Neste ponto, fica claro como a evolução das questões relacionadas à imagem e à reputação das empresas diante dos novos tempos vem abrindo espaço para uma atuação mais estratégica da Comunicação. A conclusão de Rosângela aponta para algo que também venho defendendo em minhas reflexões sobre a atuação da área: a construção dessa atuação estratégica acontece de dentro para fora, e sua base é a colaboração.
Para fazer o seu papel externamente – identificar, priorizar e construir um relacionamento capaz de gerar valor com os stakeholders de uma organização – a área de Comunicação precisa, antes de tudo, “construir” o seu papel internamente – alinhando discurso, identificando riscos, coordenando esforços e, em última instância, consolidando uma cultura de cuidado reputacional junto aos líderes e demais colaboradores da organização. Reputação é responsabilidade de todos. E, se temos a atribuição de gerenciá-la, precisamos orquestrar esse trabalho conjunto, de maneira colaborativa. E mais: reproduzindo, dentro de nossas organizações, a extraordinária dança entre sentimento e razão de que nos fala Slovic. Engajando, mobilizando, criando conexões por meio de narrativas que fortaleçam os propósitos comuns e, assim, favoreçam a tão necessária colaboração.

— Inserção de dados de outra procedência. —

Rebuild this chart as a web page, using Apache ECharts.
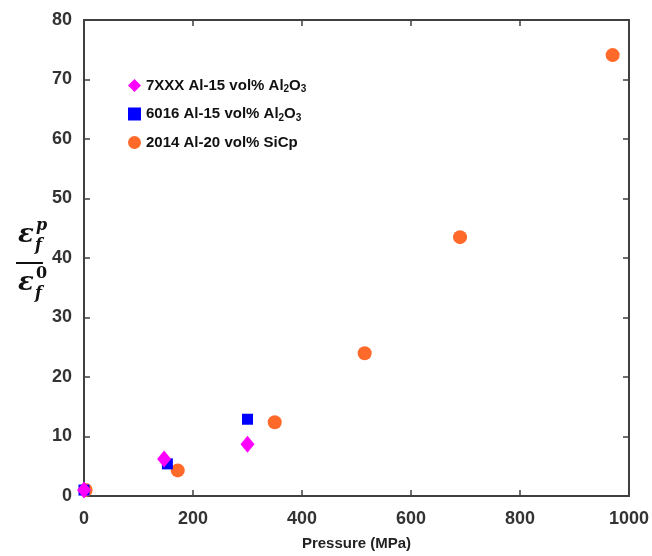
<!DOCTYPE html>
<html><head><meta charset="utf-8">
<script src="https://cdn.jsdelivr.net/npm/echarts@6/dist/echarts.min.js"></script>
<style>html,body{margin:0;padding:0;background:#fff}#c{width:652px;height:556px}</style>
</head><body><div id="c"></div>
<script>
const seriesNames = ['7XXX Al-15 vol% Al2O3', '6016 Al-15 vol% Al2O3', '2014 Al-20 vol% SiCp'];
const al7xxx = [[0, 1.0], [147, 6.2], [300, 8.7]];
const al6016 = [[0, 1.0], [153, 5.4], [300, 12.9]];
const al2014 = [[3, 1.0], [172, 4.3], [350, 12.4], [515, 24.0], [690, 43.5], [970, 74.1]];
const xTicks = [0, 200, 400, 600, 800, 1000];
const yTicks = [0, 10, 20, 30, 40, 50, 60, 70, 80];

const axisColor = '#404040';
const labelStyle = {color: '#333', fontSize: 18, fontWeight: 'bold', fontFamily: 'Arial, Liberation Sans, sans-serif'};
const lineCfg = {show: true, onZero: false, lineStyle: {color: axisColor, width: 2}};
const tickCfg = {show: true, inside: true, length: 6, lineStyle: {color: axisColor, width: 1.5}};
const chart = echarts.init(document.getElementById('c'));
chart.setOption({
  animation: false,
  grid: {left: 84, top: 20, right: 22, bottom: 59},
  legend: {
    orient: 'vertical', left: 123, top: 73, itemGap: 12, itemWidth: 13, itemHeight: 13,
    data: [
      {name: seriesNames[0], icon: 'diamond'},
      {name: seriesNames[1], icon: 'rect'},
      {name: seriesNames[2], icon: 'circle'}
    ],
    formatter: function (n) {
      return n.replace('Al2O3', 'Al{sub|2}O{sub|3}');
    },
    textStyle: {
      color: '#111', fontSize: 15, fontWeight: 'bold', fontFamily: 'Arial, Liberation Sans, sans-serif',
      rich: {sub: {fontSize: 10, fontWeight: 'bold', verticalAlign: 'bottom', padding: [8, 0, 0, 0], fontFamily: 'Arial, Liberation Sans, sans-serif', color: '#111'}}
    }
  },
  xAxis: [{
    type: 'value', min: 0, max: 1000, interval: 200,
    name: 'Pressure (MPa)', nameLocation: 'middle', nameGap: 40,
    nameTextStyle: {color: '#222', fontSize: 15, fontWeight: 'bold', fontFamily: 'Arial, Liberation Sans, sans-serif'},
    axisLine: lineCfg, axisTick: tickCfg,
    axisLabel: Object.assign({margin: 14, formatter: v => xTicks.includes(v) ? String(v) : ''}, labelStyle),
    splitLine: {show: false}
  }, {
    type: 'value', min: 0, max: 1000, interval: 200, position: 'top',
    axisLine: lineCfg, axisTick: tickCfg,
    axisLabel: {show: false}, splitLine: {show: false}
  }],
  yAxis: [{
    type: 'value', min: 0, max: 80, interval: 10,
    axisLine: lineCfg, axisTick: tickCfg,
    axisLabel: Object.assign({margin: 12, formatter: v => yTicks.includes(v) ? String(v) : ''}, labelStyle),
    splitLine: {show: false}
  }, {
    type: 'value', min: 0, max: 80, interval: 10, position: 'right',
    axisLine: lineCfg, axisTick: tickCfg,
    axisLabel: {show: false}, splitLine: {show: false}
  }],
  series: [
    {name: seriesNames[2], type: 'scatter', data: al2014, symbol: 'circle', symbolSize: 14, itemStyle: {color: '#FF6A2B', opacity: 1}, z: 2},
    {name: seriesNames[1], type: 'scatter', data: al6016, symbol: 'rect', symbolSize: 11, itemStyle: {color: '#0000FF', opacity: 1}, z: 3},
    {name: seriesNames[0], type: 'scatter', data: al7xxx, symbol: 'diamond', symbolSize: [14, 17], itemStyle: {color: '#FF00FF', opacity: 1}, z: 4}
  ],
  graphic: [
    {type: 'text', left: 18, top: 222, style: {text: 'ε', font: 'italic bold 26px "DejaVu Serif", serif', fill: '#111'}},
    {type: 'text', left: 36, top: 218, style: {text: 'p', font: 'italic bold 16px "DejaVu Serif", serif', fill: '#111'}},
    {type: 'text', left: 35, top: 238, style: {text: 'f', font: 'italic bold 16px "DejaVu Serif", serif', fill: '#111'}},
    {type: 'line', shape: {x1: 16, y1: 263, x2: 43, y2: 263}, style: {stroke: '#111', lineWidth: 2}},
    {type: 'text', left: 18, top: 270, style: {text: 'ε', font: 'italic bold 26px "DejaVu Serif", serif', fill: '#111'}},
    {type: 'text', left: 36, top: 266, style: {text: '0', font: 'bold 16px "DejaVu Serif", serif', fill: '#111'}},
    {type: 'text', left: 35, top: 286, style: {text: 'f', font: 'italic bold 16px "DejaVu Serif", serif', fill: '#111'}}
  ]
});
</script></body></html>
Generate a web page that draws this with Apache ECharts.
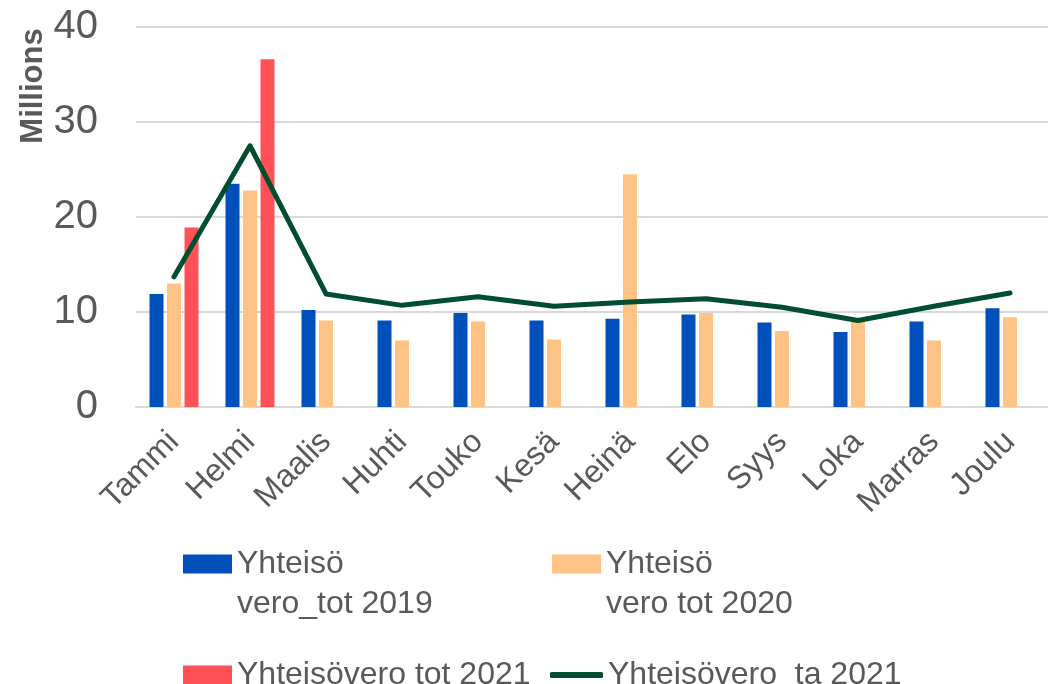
<!DOCTYPE html>
<html>
<head>
<meta charset="utf-8">
<script src="https://cdn.jsdelivr.net/npm/echarts@6/dist/echarts.min.js"></script>
<style>
  html, body { margin: 0; padding: 0; background: #fff; }
  #main { width: 1048px; height: 684px; }
</style>
</head>
<body>
<div id="main"></div>
<script>
// kuukaudet
const months = ['Tammi', 'Helmi', 'Maalis', 'Huhti', 'Touko', 'Kesä', 'Heinä', 'Elo', 'Syys', 'Loka', 'Marras', 'Joulu'];
// arvot miljoonina
const tot2019 = [11.9, 23.5, 10.2, 9.1, 9.9, 9.1, 9.3, 9.75, 8.9, 7.9, 9.0, 10.4];
const tot2020 = [13.0, 22.8, 9.1, 7.0, 9.0, 7.1, 24.5, 9.9, 8.0, 9.1, 7.0, 9.45];
const tot2021 = [18.9, 36.6, null, null, null, null, null, null, null, null, null, null];
const ta2021 = [13.7, 27.5, 11.9, 10.7, 11.6, 10.6, 11.05, 11.4, 10.5, 9.1, 10.6, 12.0];
const yTicks = [0, 10, 20, 30, 40];

const names = ['Yhteisö vero_tot 2019', 'Yhteisö vero tot 2020', 'Yhteisövero tot 2021', 'Yhteisövero  ta 2021'];
const grey = '#595959';
const font = '"Liberation Sans", Arial, sans-serif';

var myChart = echarts.init(document.getElementById('main'));

// kaksirivinen selite: tyhjä rivi alkuun, jotta ensimmäinen rivi osuu ikonin kohdalle
function twoLineLegend(name, left) {
    return {
        data: [{ name: name, icon: 'rect' }],
        left: left,
        top: 504,
        padding: 0,
        itemWidth: 49,
        itemHeight: 19,
        formatter: function (n) {
            return ' \n' + n.replace(' ', '\n');
        },
        textStyle: { color: grey, fontSize: 32, fontFamily: font, lineHeight: 40 }
    };
}

var option = {
    animation: false,
    grid: { left: 136, right: -16, top: 27, bottom: 277 },
    graphic: [{
        type: 'text',
        x: 33,
        y: 86,
        rotation: Math.PI / 2,
        style: { text: 'Millions', font: 'bold 31px ' + font, fill: grey, align: 'center', verticalAlign: 'middle' }
    }],
    legend: [
        twoLineLegend(names[0], 183),
        twoLineLegend(names[1], 552),
        {
            data: [{ name: names[2], icon: 'rect' }],
            left: 183, top: 659, padding: 0, itemWidth: 49, itemHeight: 19,
            textStyle: { color: grey, fontSize: 32, fontFamily: font }
        },
        {
            data: [{ name: names[3], icon: 'roundRect' }],
            left: 550, top: 659, padding: 0, itemWidth: 53, itemHeight: 6,
            textStyle: { color: grey, fontSize: 32, fontFamily: font }
        }
    ],
    xAxis: {
        type: 'category',
        data: months,
        axisLine: { lineStyle: { color: '#d9d9d9', width: 2 } },
        axisTick: { show: false },
        axisLabel: { rotate: 45, color: grey, fontSize: 32, fontFamily: font, margin: 30, interval: 0 }
    },
    yAxis: {
        type: 'value',
        min: yTicks[0],
        max: yTicks[yTicks.length - 1],
        interval: yTicks[1] - yTicks[0],
        axisLine: { show: false },
        axisTick: { show: false },
        splitLine: { lineStyle: { color: '#d9d9d9', width: 2 } },
        axisLabel: { color: grey, fontSize: 40, fontFamily: font, margin: 38 }
    },
    series: [
        { name: names[0], type: 'bar', data: tot2019, barWidth: 14, barGap: '25%', itemStyle: { color: '#0050bb' } },
        { name: names[1], type: 'bar', data: tot2020, barWidth: 14, barGap: '25%', itemStyle: { color: '#ffc386' } },
        { name: names[2], type: 'bar', data: tot2021, barWidth: 14, barGap: '25%', itemStyle: { color: '#ff5157' } },
        {
            name: names[3], type: 'line', data: ta2021, symbol: 'none', z: 5,
            itemStyle: { color: '#004d2f' },
            lineStyle: { color: '#004d2f', width: 5, cap: 'round', join: 'round' }
        }
    ]
};

myChart.setOption(option);
</script>
</body>
</html>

Temos vivenciado transformações que vêm abrindo espaço para uma atuação mais estratégica das áreas de Comunicação. Mas elas exigem, também, uma mudança de paradigma dos profissionais da área. Somos convidados a olhar mais para dentro. Para dentro de nossas organizações, onde a colaboração entre as diversas áreas é a base da atuação integrada para a gestão preventiva da reputação. E para dentro de cada ser humano, onde a extraordinária dança entre sentimento e razão determina a forma como reagimos às marcas e às suas trajetórias, diante do bem e do mal associado a elas.